[start of Provided records]
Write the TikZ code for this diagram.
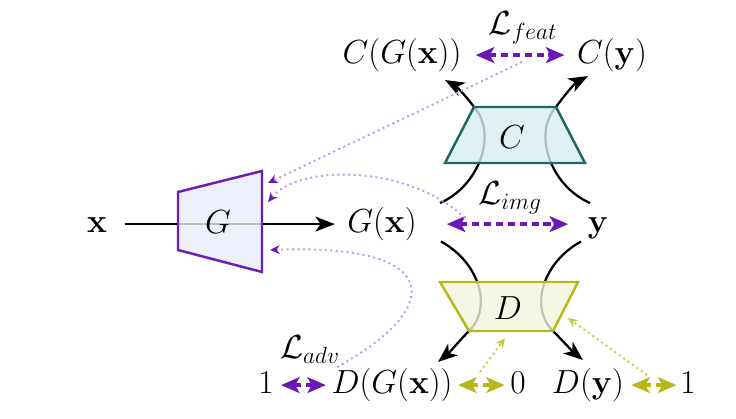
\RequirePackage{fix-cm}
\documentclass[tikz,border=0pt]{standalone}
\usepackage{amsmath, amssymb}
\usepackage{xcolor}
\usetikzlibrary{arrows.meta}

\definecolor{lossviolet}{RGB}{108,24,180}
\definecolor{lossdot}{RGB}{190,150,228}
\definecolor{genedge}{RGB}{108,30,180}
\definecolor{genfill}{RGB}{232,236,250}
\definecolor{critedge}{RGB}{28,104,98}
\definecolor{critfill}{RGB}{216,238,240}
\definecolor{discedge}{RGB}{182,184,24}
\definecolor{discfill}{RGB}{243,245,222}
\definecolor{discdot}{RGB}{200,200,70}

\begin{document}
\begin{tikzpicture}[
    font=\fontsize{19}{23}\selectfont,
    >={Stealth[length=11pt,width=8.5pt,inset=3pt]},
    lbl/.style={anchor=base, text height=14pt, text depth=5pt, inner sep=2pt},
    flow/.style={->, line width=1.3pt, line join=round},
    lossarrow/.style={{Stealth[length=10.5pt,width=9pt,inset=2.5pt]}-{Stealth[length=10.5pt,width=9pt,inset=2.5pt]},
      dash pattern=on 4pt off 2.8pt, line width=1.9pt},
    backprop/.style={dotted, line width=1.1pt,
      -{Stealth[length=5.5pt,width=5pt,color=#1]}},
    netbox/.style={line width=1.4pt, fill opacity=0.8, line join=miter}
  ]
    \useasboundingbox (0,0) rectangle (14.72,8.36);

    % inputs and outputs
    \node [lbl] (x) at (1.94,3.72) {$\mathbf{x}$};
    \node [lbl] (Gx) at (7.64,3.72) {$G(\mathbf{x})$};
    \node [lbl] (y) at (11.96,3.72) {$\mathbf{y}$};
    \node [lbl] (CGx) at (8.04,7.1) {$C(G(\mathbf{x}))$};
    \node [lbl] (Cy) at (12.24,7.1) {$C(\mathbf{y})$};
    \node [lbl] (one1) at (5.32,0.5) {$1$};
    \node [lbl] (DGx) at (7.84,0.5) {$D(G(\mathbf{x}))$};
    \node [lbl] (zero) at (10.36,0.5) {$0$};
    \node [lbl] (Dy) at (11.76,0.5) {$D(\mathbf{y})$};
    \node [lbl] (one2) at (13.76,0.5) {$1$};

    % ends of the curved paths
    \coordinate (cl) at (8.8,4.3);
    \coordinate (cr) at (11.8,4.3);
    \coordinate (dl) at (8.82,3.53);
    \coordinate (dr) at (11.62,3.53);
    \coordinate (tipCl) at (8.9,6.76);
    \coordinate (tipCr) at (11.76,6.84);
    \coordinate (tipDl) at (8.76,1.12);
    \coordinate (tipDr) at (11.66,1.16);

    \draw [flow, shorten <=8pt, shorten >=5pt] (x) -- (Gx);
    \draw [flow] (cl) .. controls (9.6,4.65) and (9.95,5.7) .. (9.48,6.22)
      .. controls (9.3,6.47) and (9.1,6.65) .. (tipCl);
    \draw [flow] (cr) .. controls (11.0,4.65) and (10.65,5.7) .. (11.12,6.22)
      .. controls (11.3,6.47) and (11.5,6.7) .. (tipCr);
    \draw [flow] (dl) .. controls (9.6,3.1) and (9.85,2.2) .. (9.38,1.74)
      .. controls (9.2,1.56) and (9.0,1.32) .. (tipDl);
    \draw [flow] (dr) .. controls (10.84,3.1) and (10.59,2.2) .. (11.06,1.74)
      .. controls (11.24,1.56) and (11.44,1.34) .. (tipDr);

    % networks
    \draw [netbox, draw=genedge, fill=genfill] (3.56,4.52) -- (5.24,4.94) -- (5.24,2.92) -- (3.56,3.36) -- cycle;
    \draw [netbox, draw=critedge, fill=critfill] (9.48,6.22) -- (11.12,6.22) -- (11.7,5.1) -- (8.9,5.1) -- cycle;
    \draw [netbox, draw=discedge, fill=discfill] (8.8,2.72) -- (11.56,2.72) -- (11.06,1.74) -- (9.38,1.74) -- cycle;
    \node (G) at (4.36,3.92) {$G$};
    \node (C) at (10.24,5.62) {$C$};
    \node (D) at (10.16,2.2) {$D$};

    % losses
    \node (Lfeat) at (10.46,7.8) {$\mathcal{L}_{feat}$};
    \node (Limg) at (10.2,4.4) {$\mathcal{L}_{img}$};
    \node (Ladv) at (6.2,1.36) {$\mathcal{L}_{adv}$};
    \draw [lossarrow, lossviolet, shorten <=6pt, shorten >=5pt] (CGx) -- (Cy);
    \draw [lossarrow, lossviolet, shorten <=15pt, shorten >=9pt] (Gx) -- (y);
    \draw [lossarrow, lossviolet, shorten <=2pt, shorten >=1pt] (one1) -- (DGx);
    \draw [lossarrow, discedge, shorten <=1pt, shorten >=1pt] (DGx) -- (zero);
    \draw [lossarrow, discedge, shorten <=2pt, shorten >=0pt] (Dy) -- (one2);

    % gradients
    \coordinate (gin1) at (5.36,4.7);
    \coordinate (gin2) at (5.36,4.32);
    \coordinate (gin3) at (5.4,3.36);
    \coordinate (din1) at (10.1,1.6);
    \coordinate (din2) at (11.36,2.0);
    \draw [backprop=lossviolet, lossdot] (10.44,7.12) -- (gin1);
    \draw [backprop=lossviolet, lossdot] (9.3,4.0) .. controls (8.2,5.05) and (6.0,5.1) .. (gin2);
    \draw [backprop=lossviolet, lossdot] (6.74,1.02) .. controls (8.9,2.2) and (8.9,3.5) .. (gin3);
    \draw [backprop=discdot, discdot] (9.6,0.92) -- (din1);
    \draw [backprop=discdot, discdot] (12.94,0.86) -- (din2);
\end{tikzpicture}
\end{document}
[end of Provided records]
[start of Provided records]
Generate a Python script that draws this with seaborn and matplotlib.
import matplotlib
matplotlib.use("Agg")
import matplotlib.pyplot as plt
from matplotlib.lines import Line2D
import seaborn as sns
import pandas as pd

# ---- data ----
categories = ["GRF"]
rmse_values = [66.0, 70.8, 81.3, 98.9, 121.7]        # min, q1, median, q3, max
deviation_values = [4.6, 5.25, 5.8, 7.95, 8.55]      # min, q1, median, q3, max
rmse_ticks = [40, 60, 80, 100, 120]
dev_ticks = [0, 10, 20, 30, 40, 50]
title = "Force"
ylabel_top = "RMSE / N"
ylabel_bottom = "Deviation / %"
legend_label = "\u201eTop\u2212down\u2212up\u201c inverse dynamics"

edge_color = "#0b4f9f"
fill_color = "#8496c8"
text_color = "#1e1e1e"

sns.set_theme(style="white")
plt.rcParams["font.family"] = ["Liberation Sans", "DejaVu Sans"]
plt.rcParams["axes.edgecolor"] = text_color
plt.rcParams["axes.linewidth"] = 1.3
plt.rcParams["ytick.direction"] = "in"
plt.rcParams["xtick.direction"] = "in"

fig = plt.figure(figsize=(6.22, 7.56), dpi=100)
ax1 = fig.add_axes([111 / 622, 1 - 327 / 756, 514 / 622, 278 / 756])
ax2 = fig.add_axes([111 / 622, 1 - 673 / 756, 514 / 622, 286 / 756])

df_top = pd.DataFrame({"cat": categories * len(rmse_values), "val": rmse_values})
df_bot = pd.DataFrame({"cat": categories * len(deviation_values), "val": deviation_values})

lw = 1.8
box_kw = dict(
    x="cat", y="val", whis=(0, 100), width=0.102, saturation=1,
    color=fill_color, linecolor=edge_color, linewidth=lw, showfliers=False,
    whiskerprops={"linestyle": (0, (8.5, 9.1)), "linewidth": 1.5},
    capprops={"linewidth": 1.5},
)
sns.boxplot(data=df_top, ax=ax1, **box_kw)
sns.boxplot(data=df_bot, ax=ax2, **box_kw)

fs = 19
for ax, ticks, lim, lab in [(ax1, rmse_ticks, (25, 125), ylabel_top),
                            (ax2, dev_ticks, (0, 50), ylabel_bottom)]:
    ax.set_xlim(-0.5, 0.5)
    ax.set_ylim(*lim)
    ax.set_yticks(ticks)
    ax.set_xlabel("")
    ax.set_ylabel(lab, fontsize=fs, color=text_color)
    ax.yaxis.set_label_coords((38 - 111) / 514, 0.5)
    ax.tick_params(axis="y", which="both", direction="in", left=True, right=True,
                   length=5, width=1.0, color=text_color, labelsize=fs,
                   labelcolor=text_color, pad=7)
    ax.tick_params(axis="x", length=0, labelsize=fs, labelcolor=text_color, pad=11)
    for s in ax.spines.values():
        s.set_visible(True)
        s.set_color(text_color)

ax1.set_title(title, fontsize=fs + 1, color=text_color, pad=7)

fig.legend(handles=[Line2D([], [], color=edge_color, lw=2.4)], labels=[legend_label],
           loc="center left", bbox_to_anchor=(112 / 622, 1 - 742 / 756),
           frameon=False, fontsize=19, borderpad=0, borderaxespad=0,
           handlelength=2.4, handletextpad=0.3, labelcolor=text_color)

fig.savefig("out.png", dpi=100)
[end of Provided records]
Written task :: Starting at the line that contains "Write the TikZ code for this diagram." and stopping after the line that contains "(0,0) rectangle (14.72,8.36);", copy every line exactly. Leave any pictures behind.

Answer for this exercise ::
Write the TikZ code for this diagram.
\RequirePackage{fix-cm}
\documentclass[tikz,border=0pt]{standalone}
\usepackage{amsmath, amssymb}
\usepackage{xcolor}
\usetikzlibrary{arrows.meta}

\definecolor{lossviolet}{RGB}{108,24,180}
\definecolor{lossdot}{RGB}{190,150,228}
\definecolor{genedge}{RGB}{108,30,180}
\definecolor{genfill}{RGB}{232,236,250}
\definecolor{critedge}{RGB}{28,104,98}
\definecolor{critfill}{RGB}{216,238,240}
\definecolor{discedge}{RGB}{182,184,24}
\definecolor{discfill}{RGB}{243,245,222}
\definecolor{discdot}{RGB}{200,200,70}

\begin{document}
\begin{tikzpicture}[
    font=\fontsize{19}{23}\selectfont,
    >={Stealth[length=11pt,width=8.5pt,inset=3pt]},
    lbl/.style={anchor=base, text height=14pt, text depth=5pt, inner sep=2pt},
    flow/.style={->, line width=1.3pt, line join=round},
    lossarrow/.style={{Stealth[length=10.5pt,width=9pt,inset=2.5pt]}-{Stealth[length=10.5pt,width=9pt,inset=2.5pt]},
      dash pattern=on 4pt off 2.8pt, line width=1.9pt},
    backprop/.style={dotted, line width=1.1pt,
      -{Stealth[length=5.5pt,width=5pt,color=#1]}},
    netbox/.style={line width=1.4pt, fill opacity=0.8, line join=miter}
  ]
    \useasboundingbox (0,0) rectangle (14.72,8.36);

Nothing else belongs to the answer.